January brings that voice out in full force.

New goals. New habits. New environments. Same old story.

Self-consciousness feels like a fact, but it’s usually a narrative. A prediction your brain makes to keep you safe, even if it keeps you small.

Once you question the story, the power shifts. Not because fear disappears, but because it loses authority.

Psychologists call this the spotlight effect: our tendency to dramatically overestimate how much other people notice us.

In classic experiments, participants were asked to wear embarrassing T-shirts into a room. They predicted nearly half the room would notice. In reality? Fewer than 25% did.

Why? Because everyone else was busy thinking about themselves.

At the gym, this shows up the same way: You think people are judging your weight, your form, your inexperience. In reality, they’re thinking about their playlist, their reps, or how fast they can leave.

The discomfort isn’t proof that you don’t belong.
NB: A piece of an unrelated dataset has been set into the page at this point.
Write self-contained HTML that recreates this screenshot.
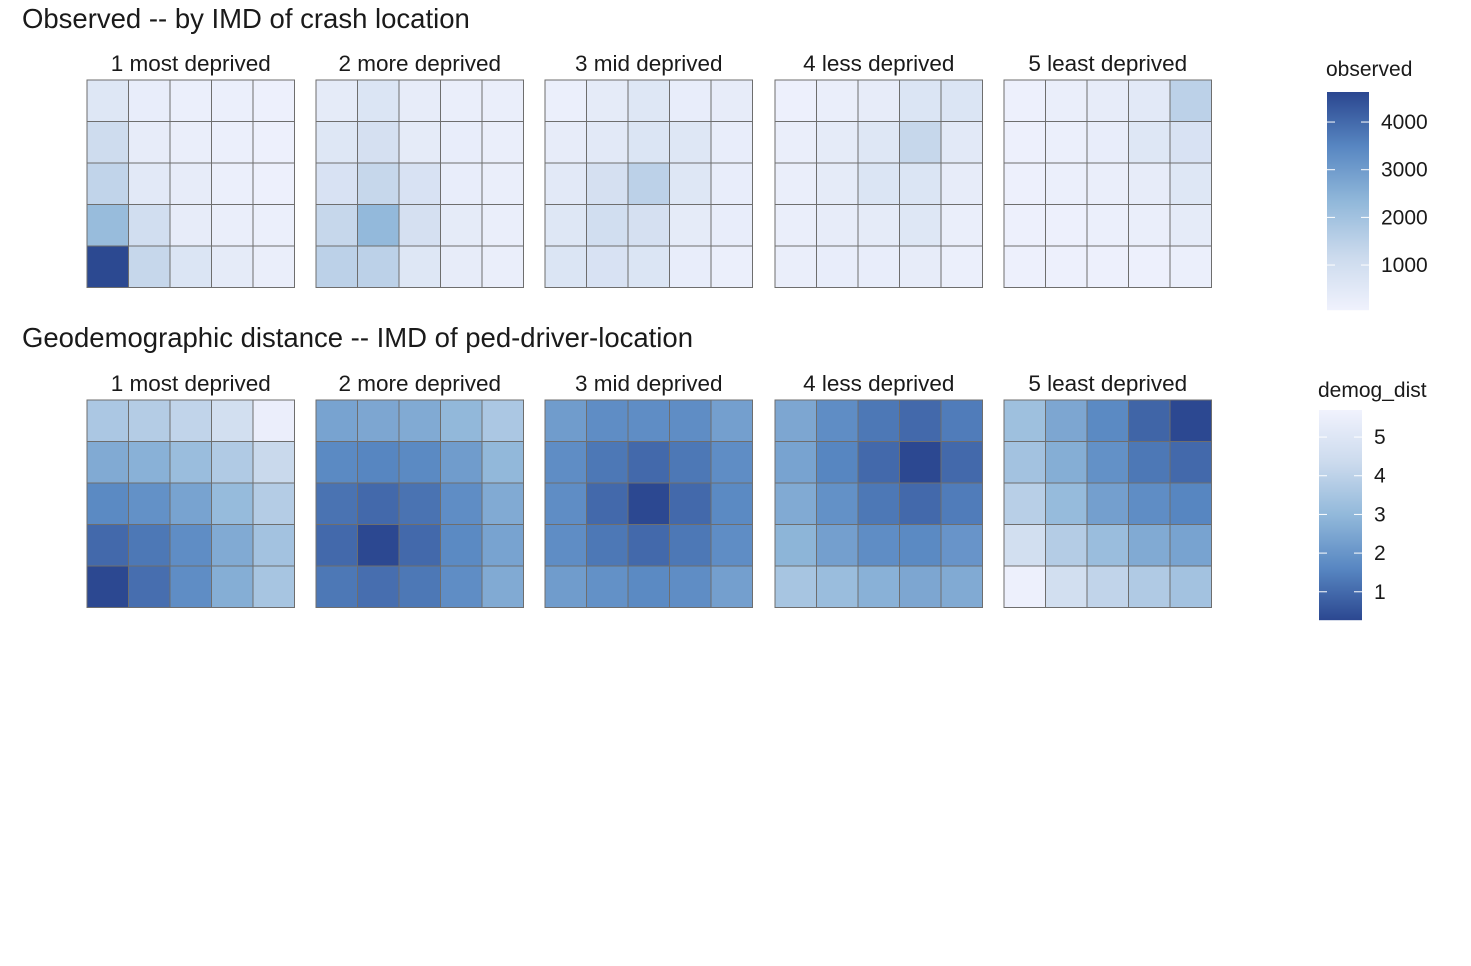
<!DOCTYPE html>
<html><head><meta charset="utf-8"><style>
body{margin:0;background:#fff;font-family:"Liberation Sans",sans-serif;}
svg text{font-family:"Liberation Sans",sans-serif;fill:#1a1a1a;}
</style></head><body>
<svg id="c" width="1471" height="961"></svg>
<script>
const facetLabels=["1 most deprived","2 more deprived","3 mid deprived","4 less deprived","5 least deprived"];
const observed=[
[[600,300,200,200,150],[1100,350,250,200,150],[1400,500,350,200,150],[2200,1000,350,250,200],[4600,1300,700,400,250]],
[[400,700,350,250,250],[600,900,400,300,250],[800,1300,800,300,250],[1300,2300,900,400,250],[1500,1500,600,350,250]],
[[200,400,600,300,350],[350,500,700,600,300],[500,900,1500,600,300],[600,1000,900,400,300],[700,800,700,300,200]],
[[150,250,350,700,700],[250,400,600,1300,500],[250,400,700,700,350],[250,350,400,600,250],[250,300,300,350,200]],
[[150,250,350,500,1500],[150,200,300,600,800],[150,200,250,350,600],[150,150,200,250,400],[150,150,150,150,200]]];
const demogDist=[
[[3.6,3.8,4.1,4.6,5.5],[2.6,2.8,3.2,3.7,4.3],[1.7,1.9,2.4,3.1,3.8],[1.0,1.3,1.8,2.6,3.4],[0.3,1.1,1.8,2.7,3.5]],
[[2.4,2.5,2.6,3.0,3.6],[1.7,1.6,1.7,2.2,3.0],[1.2,1.0,1.2,1.8,2.6],[1.0,0.3,1.0,1.7,2.4],[1.3,1.1,1.3,1.8,2.6]],
[[2.2,1.8,1.8,1.8,2.3],[1.8,1.3,1.0,1.3,1.8],[1.8,1.0,0.3,1.0,1.7],[1.8,1.3,1.0,1.3,1.8],[2.2,1.9,1.7,1.8,2.3]],
[[2.5,1.8,1.3,1.0,1.4],[2.4,1.6,1.0,0.3,1.0],[2.6,1.9,1.3,1.0,1.4],[2.9,2.3,1.8,1.7,2.0],[3.5,3.2,2.8,2.5,2.6]],
[[3.3,2.5,1.7,0.9,0.3],[3.4,2.7,1.9,1.3,1.0],[3.9,3.1,2.3,1.8,1.6],[4.6,3.8,3.2,2.6,2.4],[5.6,4.6,4.1,3.7,3.4]]];
const obsTicks=[1000,2000,3000,4000];
const demogTicks=[1,2,3,4,5];
const obsDomain=[57,4630];
const demogDomain=[0.27,5.7];

const NS="http://www.w3.org/2000/svg";
const svg=document.getElementById('c');
const stops=[[240,242,253],[203,218,237],[145,184,218],[88,135,194],[43,71,144]];
function col(t){t=Math.max(0,Math.min(1,t));const s=t*4,i=Math.min(3,Math.floor(s)),f=s-i;
 const a=stops[i],b=stops[i+1];return `rgb(${a.map((v,k)=>Math.round(v+(b[k]-v)*f)).join(',')})`;}
function el(tag,attrs,parent){const e=document.createElementNS(NS,tag);for(const k in attrs)e.setAttribute(k,attrs[k]);(parent||svg).appendChild(e);return e;}
function txt(x,y,s,size,anchor,parent){const t=el('text',{x:x,y:y,'font-size':size,'text-anchor':anchor||'start'},parent);t.textContent=s;return t;}

const panelX=[87,316,545,775,1004], cell=41.5;
function block(title,titleY,topY,data,tFn,nameKey){
 const g=el('g',{});
 
 
 const tt=txt(22,titleY,title,27.5,'start',g);
 
 
 data.forEach((panel,p)=>{
  const lab=txt(panelX[p]+cell*2.5,topY-9,facetLabels[p],22.5,'middle',g);
  
  
  panel.forEach((row,r)=>row.forEach((v,c)=>{
   const rc=el('rect',{x:panelX[p]+c*cell,y:topY+r*cell,width:cell,height:cell,fill:col(tFn(v)),stroke:'#6e6e6e','stroke-width':1},g);
   
   
  }));
 });
}
const tObs=v=>(v-obsDomain[0])/(obsDomain[1]-obsDomain[0]);
const tDem=v=>(demogDomain[1]-v)/(demogDomain[1]-demogDomain[0]);
block("Observed -- by IMD of crash location",28,80,observed,tObs,'observed');
block("Geodemographic distance -- IMD of ped-driver-location",347,400,demogDist,tDem,'demog');

// posFn: 0 at bottom, 1 at top (value axis increasing upward)
function legend(title,x,y0,y1,w,titleY,ticks,posFn,colFn,name){
 const g=el('g',{});
 
 
 const lt=txt(x-1,titleY,title,21,'start',g);
 
 
 for(let y=y0;y<y1;y++){const u=1-(y-y0)/(y1-y0);el('rect',{x:x,y:y,width:w,height:1.2,fill:col(colFn(u))},g);}
 ticks.forEach(v=>{const y=y1-posFn(v)*(y1-y0);
  el('line',{x1:x,x2:x+8,y1:y,y2:y,stroke:'#fff','stroke-width':1},g);
  el('line',{x1:x+w-8,x2:x+w,y1:y,y2:y,stroke:'#fff','stroke-width':1},g);
  const tl=txt(x+w+12,y+7,String(v),21,'start',g);
  
  
 });
}
legend("observed",1327,92,310,42,76,obsTicks,tObs,u=>u,'observed-legend');
legend("demog_dist",1319,410,620,43,397,demogTicks,
 v=>(v-demogDomain[0])/(demogDomain[1]-demogDomain[0]),u=>1-u,'demog-legend');
</script>
</body></html>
It’s proof you’re doing something new.

You don’t try to eliminate self-consciousness. Instead, cross-examine it. When the voice of doubt, discomfort, and disbelief shows up, ask:

What exactly am I afraid people are thinking?
What evidence do I actually have?
If someone else were in my position, would I judge them or respect them for trying?

Then do the thing anyway.

Confidence isn’t built by waiting to feel ready. It’s built by acting in spite of the story that holds you back, and persevering until that story runs out of fuel.

January isn’t about becoming someone new. It’s about stopping the quiet lies that keep the best version of you on the sidelines.

And that’s it for this week. Thanks for being a part of the positive corner of the internet! We hope that you’re having a great start to the new year and that you have a fantastic weekend.

-Arnold, Adam, and Daniel

Better Today

Take any of these tips from today’s email and put them into action:

1. Why 150mg of Caffeine Boosts Performance on Any Diet (But Carbs Still Win for High-Intensity Training)

A 3-week study found that taking at least 150mg of caffeine before a workout improves performance regardless of diet. However, eating more carbs helped participants consistently train harder and improve more than those on a lower-carb plan.

2. How Protein Shakes Help You Lose 5.5 More Pounds Than Traditional Dieting

A meta-analysis found that people who replaced one or two meals with protein shakes lost 5.5 pounds (2.5kg) more than those following traditional reduced-calorie diets with the same calorie targets. It’s likely because meal replacement removes guesswork and improves adherence.

3. How To Improve Focus And Experience More Success

Most people don't fail from lack of potential; they fail because their energy is scattered across too many half-commitments. Real focus isn't just picking a priority; it's designing your environment, removing friction, and aligning every decision around one target until success feels inevitable.

4. The Spotlight Effect: Research Shows People Notice You Half as Much as You Think

Classic psychology experiments found that people predicted 50% of a room would notice them, but fewer than 25% actually did because everyone else was busy thinking about themselves. Self-consciousness isn't proof you don't belong; it's proof you're doing something new, and confidence is built by acting despite the story, not waiting until the story disappears.